12. The system as recited in claim 1, wherein the first end of the guide tube is mounted to the vertical spar proximate an access hatch or control surface of the wing.

13. The system as recited in claim 1, wherein the guide tube is polymeric.

14. The system as recited in claim 1, wherein the pressure sensor includes a reflective pressure diaphragm extending in a direction parallel to a terminal surface of the guide tube.

15. A method comprising:

during construction of an aircraft wing, installing a polymeric guide tube extending from a vertical wing spar at a first end of the guide tube into an interior of a fuel tank at a second end of the guide tube, engaging and the second end of the polymeric guide tube with a retainer in the interior of the fuel tank, affixing the guide tube along its length with one or more brackets or hose clamps, and mounting the first end of the guide tube to the vertical spar.

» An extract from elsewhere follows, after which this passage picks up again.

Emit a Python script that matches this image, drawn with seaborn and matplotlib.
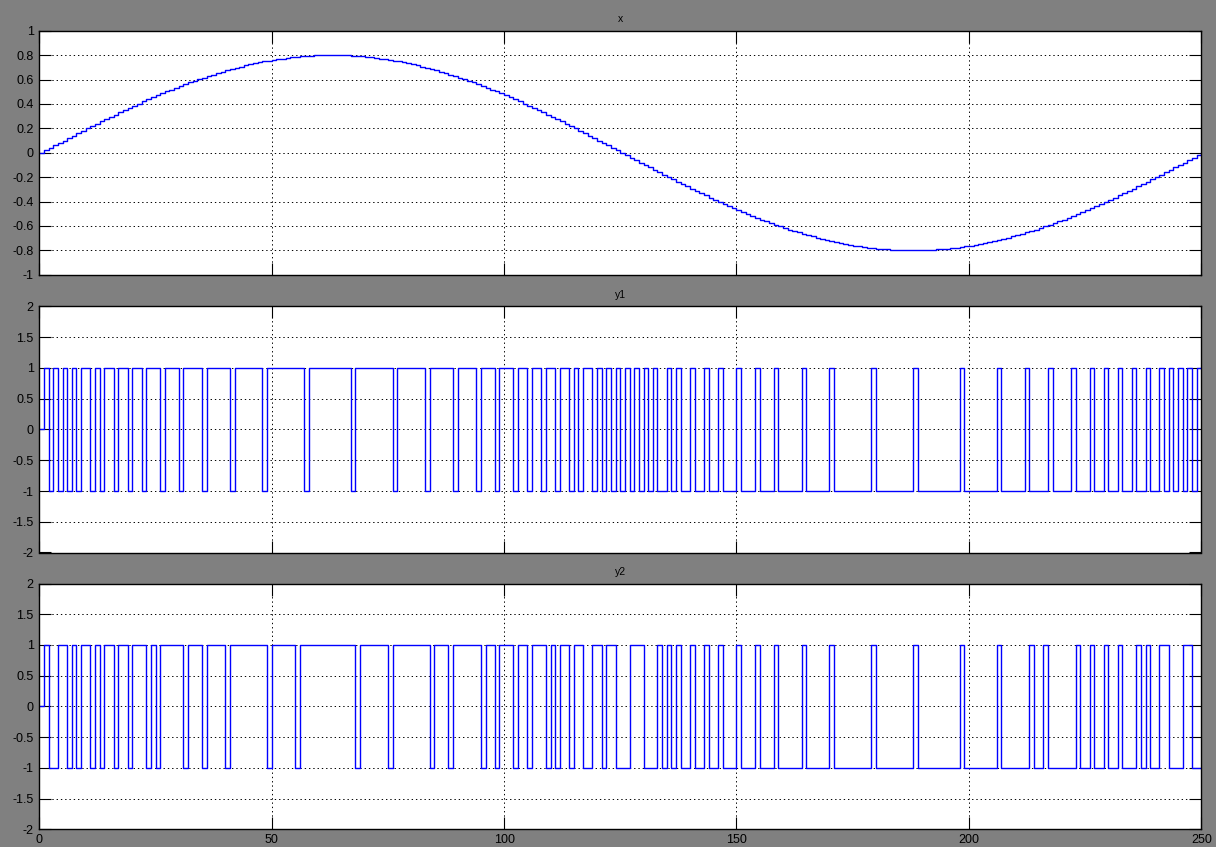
import matplotlib
matplotlib.use("Agg")
import matplotlib.pyplot as plt
import pandas as pd
import seaborn as sns

# ---------------------------------------------------------------- data
T_END = 250

# sampled input x (one sample per time unit, t = 0 .. 250)
x_vals = [
    0.000, 0.020, 0.040, 0.060, 0.080, 0.100, 0.120, 0.140, 0.160, 0.179,
    0.199, 0.218, 0.238, 0.257, 0.276, 0.295, 0.313, 0.332, 0.350, 0.368,
    0.385, 0.403, 0.420, 0.437, 0.454, 0.470, 0.486, 0.502, 0.518, 0.533,
    0.548, 0.562, 0.576, 0.590, 0.603, 0.616, 0.629, 0.641, 0.653, 0.665,
    0.676, 0.686, 0.696, 0.706, 0.715, 0.724, 0.732, 0.740, 0.748, 0.754,
    0.761, 0.767, 0.772, 0.777, 0.782, 0.786, 0.789, 0.792, 0.795, 0.797,
    0.798, 0.799, 0.800, 0.800, 0.799, 0.798, 0.797, 0.795, 0.792, 0.789,
    0.786, 0.782, 0.777, 0.772, 0.767, 0.761, 0.754, 0.748, 0.740, 0.732,
    0.724, 0.715, 0.706, 0.696, 0.686, 0.676, 0.665, 0.653, 0.641, 0.629,
    0.616, 0.603, 0.590, 0.576, 0.562, 0.548, 0.533, 0.518, 0.502, 0.486,
    0.470, 0.454, 0.437, 0.420, 0.403, 0.385, 0.368, 0.350, 0.332, 0.313,
    0.295, 0.276, 0.257, 0.238, 0.218, 0.199, 0.179, 0.160, 0.140, 0.120,
    0.100, 0.080, 0.060, 0.040, 0.020, 0.000, -0.020, -0.040, -0.060, -0.080,
    -0.100, -0.120, -0.140, -0.160, -0.179, -0.199, -0.218, -0.238, -0.257, -0.276,
    -0.295, -0.313, -0.332, -0.350, -0.368, -0.385, -0.403, -0.420, -0.437, -0.454,
    -0.470, -0.486, -0.502, -0.518, -0.533, -0.548, -0.562, -0.576, -0.590, -0.603,
    -0.616, -0.629, -0.641, -0.653, -0.665, -0.676, -0.686, -0.696, -0.706, -0.715,
    -0.724, -0.732, -0.740, -0.748, -0.754, -0.761, -0.767, -0.772, -0.777, -0.782,
    -0.786, -0.789, -0.792, -0.795, -0.797, -0.798, -0.799, -0.800, -0.800, -0.799,
    -0.798, -0.797, -0.795, -0.792, -0.789, -0.786, -0.782, -0.777, -0.772, -0.767,
    -0.761, -0.754, -0.748, -0.740, -0.732, -0.724, -0.715, -0.706, -0.696, -0.686,
    -0.676, -0.665, -0.653, -0.641, -0.629, -0.616, -0.603, -0.590, -0.576, -0.562,
    -0.548, -0.533, -0.518, -0.502, -0.486, -0.470, -0.454, -0.437, -0.420, -0.403,
    -0.385, -0.368, -0.350, -0.332, -0.313, -0.295, -0.276, -0.257, -0.238, -0.218,
    -0.199, -0.179, -0.160, -0.140, -0.120, -0.100, -0.080, -0.060, -0.040, -0.020,
    0.000,
]

# Switching outputs: level is 0 at t = 0, jumps to +1 at the first listed
# time and then toggles between +1 and -1 at every following time.
y1_switch = [
    1, 2, 3, 4, 5, 6, 7, 8, 9, 11, 12, 13, 14, 16, 17, 19, 20, 22, 23, 26,
    27, 30, 31, 35, 36, 41, 42, 48, 49, 57, 58, 67, 68, 76, 77, 83, 84, 89,
    90, 94, 95, 98, 99, 102, 103, 105, 106, 108, 109, 111, 112, 114, 115,
    116, 117, 119, 120, 121, 122, 123, 124, 125, 126, 127, 128, 129, 130,
    131, 132, 133, 135, 136, 137, 138, 140, 141, 143, 144, 146, 147, 150,
    151, 154, 155, 158, 159, 164, 165, 170, 171, 179, 180, 188, 189, 198,
    199, 206, 207, 212, 213, 217, 218, 222, 223, 226, 227, 229, 230, 232,
    233, 235, 236, 238, 239, 241, 242, 243, 244, 245, 246, 247, 248, 249,
]

y2_switch = [
    1, 2, 4, 6, 7, 8, 9, 11, 12, 13, 14, 16, 17, 19, 20, 23, 24, 25, 26, 31,
    32, 35, 36, 40, 41, 49, 50, 55, 56, 68, 69, 75, 76, 84, 85, 88, 89, 95,
    96, 98, 99, 102, 103, 105, 106, 109, 110, 111, 112, 114, 115, 117, 119,
    121, 122, 124, 127, 130, 133, 134, 135, 136, 137, 138, 140, 141, 143,
    144, 146, 147, 150, 151, 154, 155, 158, 159, 164, 165, 170, 171, 179,
    180, 188, 189, 198, 199, 206, 207, 213, 214, 216, 217, 223, 224, 226,
    227, 229, 230, 232, 233, 236, 237, 238, 239, 241, 243, 246, 248,
]

x_ticks = [0, 50, 100, 150, 200, 250]
x_yticks = [-1, -0.8, -0.6, -0.4, -0.2, 0, 0.2, 0.4, 0.6, 0.8, 1]
y_yticks = [-2, -1.5, -1, -0.5, 0, 0.5, 1, 1.5, 2]
titles = ["x", "y1", "y2"]


def step_frame(times, levels):
    return pd.DataFrame({"t": times, "v": levels})


def switching_frame(switch_times):
    times, levels = [0], [0]
    level = 1
    for s in switch_times:
        times.append(s)
        levels.append(level)
        level = -level
    times.append(T_END)
    levels.append(levels[-1])
    return step_frame(times, levels)


def tick_text(v):
    return "%g" % v


# ---------------------------------------------------------------- figure
plt.rcParams["font.family"] = ["Liberation Sans", "DejaVu Sans"]
BG = "#808080"
LINE = "#0000ff"

fig = plt.figure(figsize=(12.16, 8.47), dpi=100, facecolor=BG)
W, H = 1216.0, 847.0
left, right = 39.3, 1201.3
panels = [(30.7, 274.8), (306.5, 552.5), (583.5, 829.4)]

frames = [
    step_frame(list(range(len(x_vals))), x_vals),
    switching_frame(y1_switch),
    switching_frame(y2_switch),
]

for i, ((top, bottom), df) in enumerate(zip(panels, frames)):
    ax = fig.add_axes([left / W, 1 - bottom / H, (right - left) / W, (bottom - top) / H])
    ax.set_facecolor("white")
    sns.lineplot(data=df, x="t", y="v", ax=ax, drawstyle="steps-post",
                 color=LINE, linewidth=1.0, estimator=None, sort=False)
    ax.set_xlim(0, T_END)
    if i == 0:
        ax.set_ylim(-1, 1)
        ax.set_yticks(x_yticks)
        ax.set_yticklabels([tick_text(v) for v in x_yticks])
    else:
        ax.set_ylim(-2, 2)
        ax.set_yticks(y_yticks)
        ax.set_yticklabels([tick_text(v) for v in y_yticks])
    ax.set_xticks(x_ticks)
    if i == 2:
        ax.set_xticklabels([str(v) for v in x_ticks])
    else:
        ax.set_xticklabels([])
    ax.set_xlabel("")
    ax.set_ylabel("")
    ax.grid(True, color="black", linewidth=0.7, linestyle=(0, (1.4, 3.0)))
    ax.set_axisbelow(True)
    # the outermost grid lines sit on the frame; hide them there
    for gl in ax.get_ygridlines()[:1] + ax.get_ygridlines()[-1:]:
        gl.set_visible(False)
    for gl in ax.get_xgridlines()[:1] + ax.get_xgridlines()[-1:]:
        gl.set_visible(False)
    ax.tick_params(direction="in", length=8.4, width=0.8, color="black",
                   top=True, right=True, labelsize=9, labelcolor="black", pad=4)
    ax.tick_params(axis="x", pad=3)
    for sp in ax.spines.values():
        sp.set_color("black")
        sp.set_linewidth(1.0)
    ax.set_title(titles[i], fontsize=7.5, color="black", pad=6)

fig.savefig("out.png", dpi=100, facecolor=BG)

16. The method as recited in claim 15, further comprising advancing a sheathed optic fiber through an interior of the guide tube until a sealing fitting of the sheathed optic fiber engages a terminal at the first end of the guide tube, to position an optical probe at a tip of the optic fiber into a predetermined pressure-measurement position relative to the second end of the guide tube.

17. A method comprising:

advancing a sheathed optic fiber through an interior of a guide tube in an aircraft fuel tank until a sealing fitting of the sheathed optic fiber engages a terminal at the first end of the guide tube, to position an optical probe at a tip of the optic fiber into a predetermined pressure-measurement position relative to a second end of the guide tube.

18. The method as recited in claim 17, wherein a terminal surface of the guide tube is devoid of any covering over the second end of the guide tube.

19. The method as recited in claim 17, wherein the guide tube and optic fiber are devoid of electrical circuitry within the interior.

20. The method as recited in claim 17, wherein the guide tube is a non-pressure transmitting tube.